# Poll of the week



## Harry1982 (17 Juli 2015)

Was von den zwei Sachen hättet ihr lieber?



 

Einen Dreier mit JLaw und Emma, oder zehn Millionen Dollar? 



​


----------



## Death Row (17 Juli 2015)

10 Millionen. Damit kann ich mir Liebe kaufen


----------



## MetalFan (17 Juli 2015)

Bevor ich mich entscheide: Darf ich beim Dreier eine Kamera laufen lassen oder nicht?


----------



## Harry1982 (17 Juli 2015)

Musste Emma und Jlaw fragen


----------



## Rolli (17 Juli 2015)

Zehn Millionen davon kann ich Emma bezahlen und hab noch genug übrig


----------



## Celebbo (18 Juli 2015)

Das Geld.
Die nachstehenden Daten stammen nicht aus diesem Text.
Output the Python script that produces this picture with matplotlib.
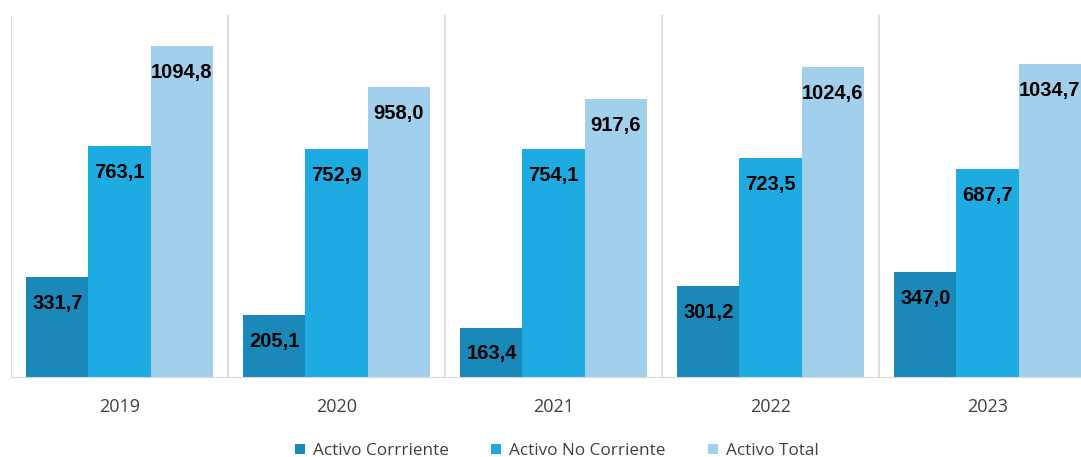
import numpy as np
import matplotlib.pyplot as plt

years = ['2019', '2020', '2021', '2022', '2023']
activo_corriente = [331.7, 205.1, 163.4, 301.2, 347.0]
activo_no_corriente = [763.1, 752.9, 754.1, 723.5, 687.7]
activo_total = [1094.8, 958.0, 917.6, 1024.6, 1034.7]

series = [
    ('Activo Corrriente', activo_corriente, '#1A88B9'),
    ('Activo No Corriente', activo_no_corriente, '#1EABE2'),
    ('Activo Total', activo_total, '#A2CFEC'),
]

fig = plt.figure(figsize=(10.81, 4.57), dpi=100)
ax = fig.add_axes([11 / 1081, 1 - 377 / 457, 1 - 11 / 1081, (377 - 15) / 457])

x = np.arange(len(years))
width = 0.286

for i, (name, vals, color) in enumerate(series):
    pos = x + (i - 1) * width
    ax.bar(pos, vals, width, color=color, label=name, zorder=2)
    for xp, v in zip(pos, vals):
        ax.annotate(f'{v:.1f}'.replace('.', ','), (xp, v), xytext=(0, -19),
                    textcoords='offset points', ha='center', va='center',
                    fontsize=14.5, fontweight='bold', family='Liberation Sans', color='black')

ax.set_xlim(-0.5, -0.5 + (1081 - 11) / 217)
ax.set_ylim(0, 1197)

# vertical separators between the year groups
for b in np.arange(-0.5, len(years), 1.0):
    ax.axvline(b, color='#D9D9D9', lw=1.2, zorder=1)

ax.set_xticks(x)
ax.set_xticklabels(years, fontsize=13, color='#404040', family='Open Sans')
ax.tick_params(axis='x', length=0, pad=15)
ax.set_yticks([])
for s in ['top', 'right', 'left']:
    ax.spines[s].set_visible(False)
ax.spines['bottom'].set_color('#D9D9D9')

fig.legend(loc='center', bbox_to_anchor=(0.515, 0.013), ncol=3, frameon=False,
           handlelength=0.6, handleheight=0.6, columnspacing=2.5, handletextpad=0.45,
           prop={'family': 'Open Sans', 'size': 12.3}, labelcolor='#404040')

fig.savefig('out.png', dpi=100)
Noch lieber eine Beziehung mit Emma.


----------



## Max100 (18 Juli 2015)

Mit Geld kann ich mir Emma mehrmals leisten


----------



## dianelized20 (18 Juli 2015)

Brauch ich nicht die beiden, also ganz klar: Die Kohle


----------



## Death Row (18 Juli 2015)

Krass wie eindeutig die Auswertung im Moment ist


----------



## MetalFan (18 Juli 2015)

Harry1982 schrieb:


> Musste Emma und Jlaw fragen



Hm, das ist mir zu unsicher!  Dann nehme ich das Geld!


----------



## dörty (18 Juli 2015)

Da die beiden mich sowieso aus den Bett schmeißen würden, lieber das Geld.


----------



## RoadDog (18 Juli 2015)

ich kann den beiden nichts abgewinnen also her mit der Kohle


----------



## Chamser81 (19 Juli 2015)

Aber ganz klar die 10 Millionen! 

Kein Sex (bzw. keine Frau) ist 10 Millionen wert. Alles andere ist Träumerei!


----------



## Harry1982 (19 Juli 2015)

Eindeutiges Ergebnis. Wie sähe das bei 100.000 Dollar aus


----------



## Chamser81 (19 Juli 2015)

Auch da würde ich das Geld nehmen. Denn auch damit kann man weitaus mehr anfangen, als mal eine Nacht mit zwei schönen Frauen zu haben.


----------



## BlueLynne (20 Juli 2015)

beide und dann die 10 Millionen , die 100.000 für Harry9182


----------